--- START Material provided ---

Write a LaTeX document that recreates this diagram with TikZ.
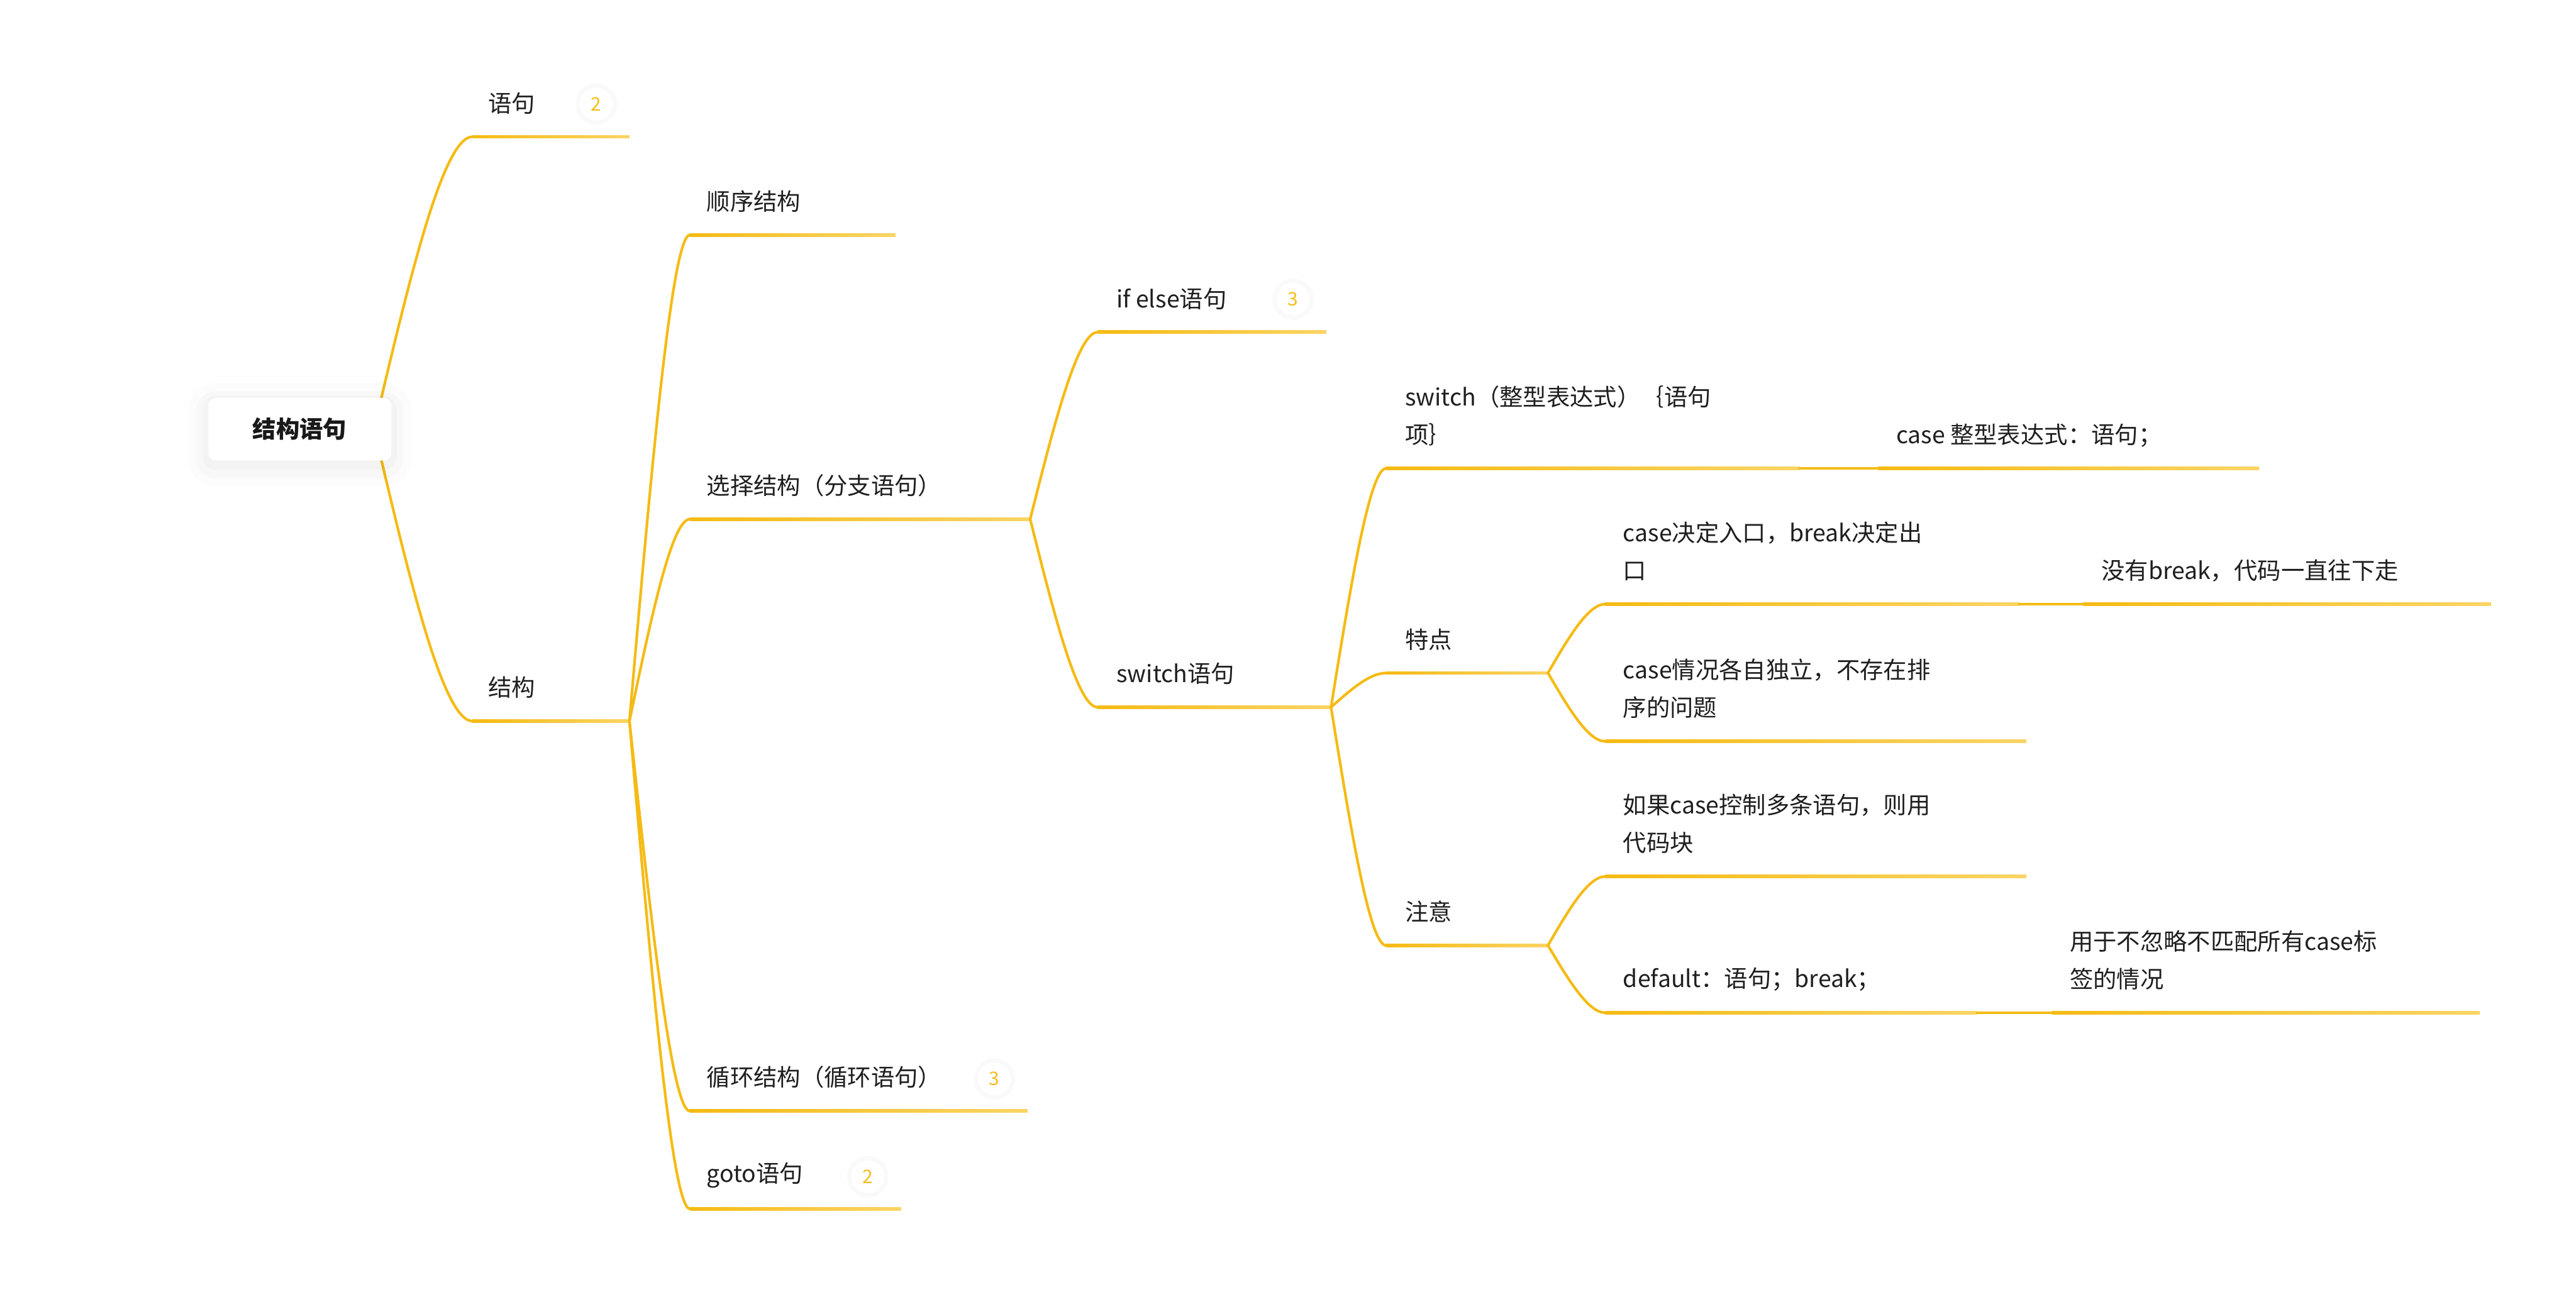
\documentclass[tikz,border=0pt]{standalone}
\usepackage{fontspec}
\setmainfont{Noto Sans CJK SC}
\usetikzlibrary{calc}
\definecolor{gold}{RGB}{245,187,20}
\definecolor{goldlt}{RGB}{250,212,100}
\definecolor{goldnum}{RGB}{244,190,30}
\newcommand\vs{\rule[-0.12em]{0pt}{1em}}
\newcommand\ulin[4]{\coordinate (#1) at (#2,#4); \shade[left color=gold, right color=goldlt] (#2,#4-2.9) rectangle (#3,#4+2.9);}
\begin{document}
\begin{tikzpicture}[x=0.01cm,y=-0.01cm,
  link/.style={draw=gold, line width=1.4pt, line cap=round, to path={let \p1=(\tikztostart), \p2=(\tikztotarget) in .. controls ({\x1+0.35*(\x2-\x1)},{0.5*(\y1+\y2)}) and ({\x1+0.7*(\x2-\x1)},\y2) .. (\tikztotarget)}},
  txt/.style={anchor=west, inner sep=0pt, align=left, text=black!88, font=\fontsize{12.5pt}{20.2pt}\selectfont},
  badge/.style={circle, minimum size=0.64cm, inner sep=0pt, fill=white, draw=black!2.5, line width=0.5pt,
    preaction={draw=black, draw opacity=0.018, line width=4pt},
    text=goldnum, font=\fontsize{10pt}{12pt}\selectfont},
  rootbox/.style={rectangle, rounded corners=4pt, minimum width=3.42cm, minimum height=1.17cm, inner sep=0pt, fill=white,
    preaction={draw=black, draw opacity=0.012, line width=22pt, transform canvas={yshift=-3pt}},
    preaction={draw=black, draw opacity=0.015, line width=13pt, transform canvas={yshift=-3pt}},
    preaction={draw=black, draw opacity=0.02, line width=6pt, transform canvas={yshift=-2pt}},
    text=black!90, font=\fontsize{12.5pt}{15pt}\selectfont\bfseries}
]
\fill[white] (0,0) rectangle (4821,2446);
\useasboundingbox (0,0) rectangle (4821,2446);

% underlines (and their start coordinates)
\coordinate (rootout) at (700,803);
\ulin{u1}{884}{1178}{256}
\ulin{u2}{884}{1178}{1350}
\coordinate (j2) at (1178,1350);
\ulin{u21}{1291}{1676}{440}
\ulin{u22}{1291}{1928}{972}
\ulin{u23}{1291}{1923}{2080}
\ulin{u24}{1291}{1686}{2263}
\coordinate (j22) at (1928,972);
\ulin{u221}{2054}{2482}{622}
\ulin{u222}{2054}{2491}{1324}
\coordinate (j222) at (2491,1324);
\ulin{s1}{2594}{3368}{877}
\ulin{s2}{2594}{2897}{1260}
\ulin{s3}{2594}{2897}{1770}
\coordinate (js1) at (3368,877);
\ulin{s11}{3515}{4228}{877}
\coordinate (js2) at (2897,1260);
\ulin{s21}{3004}{3779}{1131}
\ulin{s22}{3004}{3792}{1388}
\coordinate (js21) at (3779,1131);
\ulin{s211}{3899}{4662}{1131}
\coordinate (js3) at (2897,1770);
\ulin{s31}{3004}{3792}{1641}
\ulin{s32}{3004}{3700}{1896}
\coordinate (js32) at (3700,1896);
\ulin{s321}{3840}{4641}{1896}

% connectors
\draw[link] (rootout) to (u1);
\draw[link] (rootout) to (u2);
\draw[link] (j2) to (u21);
\draw[link] (j2) to (u22);
\draw[link] (j2) to (u23);
\draw[link] (j2) to (u24);
\draw[link] (j22) to (u221);
\draw[link] (j22) to (u222);
\draw[link] (j222) to (s1);
\draw[link] (j222) to (s2);
\draw[link] (j222) to (s3);
\draw[link] (js1) to (s11);
\draw[link] (js2) to (s21);
\draw[link] (js2) to (s22);
\draw[link] (js21) to (s211);
\draw[link] (js3) to (s31);
\draw[link] (js3) to (s32);
\draw[link] (js32) to (s321);

% root
\node[rootbox] (root) at (561,803.5) {结构语句};

% texts
\node[txt] (t1) at (913,193) {\vs 语句};
\node[txt] (t2) at (913,1287) {\vs 结构};
\node[txt] (t21) at (1322,377) {\vs 顺序结构};
\node[txt] (t22) at (1322,909) {\vs 选择结构（分支语句）};
\node[txt] (t23) at (1322,2017) {\vs 循环结构（循环语句）};
\node[txt] (t24) at (1322,2200) {\vs goto语句};
\node[txt] (t221) at (2089,559) {\vs if else语句};
\node[txt] (t222) at (2089,1261) {\vs switch语句};
\node[txt] (ts1) at (2629,778.5) {\vs switch（整型表达式）｛语句\\\vs 项｝};
\node[txt] (ts2) at (2629,1197) {\vs 特点};
\node[txt] (ts3) at (2629,1707) {\vs 注意};
\node[txt] (ts11) at (3548,814) {\vs case 整型表达式：语句；};
\node[txt] (ts21) at (3037,1032.5) {\vs case决定入口，break决定出\\\vs 口};
\node[txt] (ts211) at (3932,1068) {\vs 没有break，代码一直往下走};
\node[txt] (ts22) at (3037,1289.5) {\vs case情况各自独立，不存在排\\\vs 序的问题};
\node[txt] (ts31) at (3037,1542.5) {\vs 如果case控制多条语句，则用\\\vs 代码块};
\node[txt] (ts32) at (3037,1833) {\vs default：语句；break；};
\node[txt] (ts321) at (3873,1797.5) {\vs 用于不忽略不匹配所有case标\\\vs 签的情况};

% badges
\node[badge] (b1) at (1116,195) {2};
\node[badge] (b23) at (1861,2020) {3};
\node[badge] (b24) at (1624,2203) {2};
\node[badge] (b221) at (2420,560) {3};
\end{tikzpicture}
\end{document}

--- END Material provided ---

*Exercise requirements*. Return each line of the data, keeping its wording exact and omitting pictures.

*Task answer*.
Write a LaTeX document that recreates this diagram with TikZ.
\documentclass[tikz,border=0pt]{standalone}
\usepackage{fontspec}
\setmainfont{Noto Sans CJK SC}
\usetikzlibrary{calc}
\definecolor{gold}{RGB}{245,187,20}
\definecolor{goldlt}{RGB}{250,212,100}
\definecolor{goldnum}{RGB}{244,190,30}
\newcommand\vs{\rule[-0.12em]{0pt}{1em}}
\newcommand\ulin[4]{\coordinate (#1) at (#2,#4); \shade[left color=gold, right color=goldlt] (#2,#4-2.9) rectangle (#3,#4+2.9);}
\begin{document}
\begin{tikzpicture}[x=0.01cm,y=-0.01cm,
  link/.style={draw=gold, line width=1.4pt, line cap=round, to path={let \p1=(\tikztostart), \p2=(\tikztotarget) in .. controls ({\x1+0.35*(\x2-\x1)},{0.5*(\y1+\y2)}) and ({\x1+0.7*(\x2-\x1)},\y2) .. (\tikztotarget)}},
  txt/.style={anchor=west, inner sep=0pt, align=left, text=black!88, font=\fontsize{12.5pt}{20.2pt}\selectfont},
  badge/.style={circle, minimum size=0.64cm, inner sep=0pt, fill=white, draw=black!2.5, line width=0.5pt,
    preaction={draw=black, draw opacity=0.018, line width=4pt},
    text=goldnum, font=\fontsize{10pt}{12pt}\selectfont},
  rootbox/.style={rectangle, rounded corners=4pt, minimum width=3.42cm, minimum height=1.17cm, inner sep=0pt, fill=white,
    preaction={draw=black, draw opacity=0.012, line width=22pt, transform canvas={yshift=-3pt}},
    preaction={draw=black, draw opacity=0.015, line width=13pt, transform canvas={yshift=-3pt}},
    preaction={draw=black, draw opacity=0.02, line width=6pt, transform canvas={yshift=-2pt}},
    text=black!90, font=\fontsize{12.5pt}{15pt}\selectfont\bfseries}
]
\fill[white] (0,0) rectangle (4821,2446);
\useasboundingbox (0,0) rectangle (4821,2446);

% underlines (and their start coordinates)
\coordinate (rootout) at (700,803);
\ulin{u1}{884}{1178}{256}
\ulin{u2}{884}{1178}{1350}
\coordinate (j2) at (1178,1350);
\ulin{u21}{1291}{1676}{440}
\ulin{u22}{1291}{1928}{972}
\ulin{u23}{1291}{1923}{2080}
\ulin{u24}{1291}{1686}{2263}
\coordinate (j22) at (1928,972);
\ulin{u221}{2054}{2482}{622}
\ulin{u222}{2054}{2491}{1324}
\coordinate (j222) at (2491,1324);
\ulin{s1}{2594}{3368}{877}
\ulin{s2}{2594}{2897}{1260}
\ulin{s3}{2594}{2897}{1770}
\coordinate (js1) at (3368,877);
\ulin{s11}{3515}{4228}{877}
\coordinate (js2) at (2897,1260);
\ulin{s21}{3004}{3779}{1131}
\ulin{s22}{3004}{3792}{1388}
\coordinate (js21) at (3779,1131);
\ulin{s211}{3899}{4662}{1131}
\coordinate (js3) at (2897,1770);
\ulin{s31}{3004}{3792}{1641}
\ulin{s32}{3004}{3700}{1896}
\coordinate (js32) at (3700,1896);
\ulin{s321}{3840}{4641}{1896}

% connectors
\draw[link] (rootout) to (u1);
\draw[link] (rootout) to (u2);
\draw[link] (j2) to (u21);
\draw[link] (j2) to (u22);
\draw[link] (j2) to (u23);
\draw[link] (j2) to (u24);
\draw[link] (j22) to (u221);
\draw[link] (j22) to (u222);
\draw[link] (j222) to (s1);
\draw[link] (j222) to (s2);
\draw[link] (j222) to (s3);
\draw[link] (js1) to (s11);
\draw[link] (js2) to (s21);
\draw[link] (js2) to (s22);
\draw[link] (js21) to (s211);
\draw[link] (js3) to (s31);
\draw[link] (js3) to (s32);
\draw[link] (js32) to (s321);

% root
\node[rootbox] (root) at (561,803.5) {结构语句};

% texts
\node[txt] (t1) at (913,193) {\vs 语句};
\node[txt] (t2) at (913,1287) {\vs 结构};
\node[txt] (t21) at (1322,377) {\vs 顺序结构};
\node[txt] (t22) at (1322,909) {\vs 选择结构（分支语句）};
\node[txt] (t23) at (1322,2017) {\vs 循环结构（循环语句）};
\node[txt] (t24) at (1322,2200) {\vs goto语句};
\node[txt] (t221) at (2089,559) {\vs if else语句};
\node[txt] (t222) at (2089,1261) {\vs switch语句};
\node[txt] (ts1) at (2629,778.5) {\vs switch（整型表达式）｛语句\\\vs 项｝};
\node[txt] (ts2) at (2629,1197) {\vs 特点};
\node[txt] (ts3) at (2629,1707) {\vs 注意};
\node[txt] (ts11) at (3548,814) {\vs case 整型表达式：语句；};
\node[txt] (ts21) at (3037,1032.5) {\vs case决定入口，break决定出\\\vs 口};
\node[txt] (ts211) at (3932,1068) {\vs 没有break，代码一直往下走};
\node[txt] (ts22) at (3037,1289.5) {\vs case情况各自独立，不存在排\\\vs 序的问题};
\node[txt] (ts31) at (3037,1542.5) {\vs 如果case控制多条语句，则用\\\vs 代码块};
\node[txt] (ts32) at (3037,1833) {\vs default：语句；break；};
\node[txt] (ts321) at (3873,1797.5) {\vs 用于不忽略不匹配所有case标\\\vs 签的情况};

% badges
\node[badge] (b1) at (1116,195) {2};
\node[badge] (b23) at (1861,2020) {3};
\node[badge] (b24) at (1624,2203) {2};
\node[badge] (b221) at (2420,560) {3};
\end{tikzpicture}
\end{document}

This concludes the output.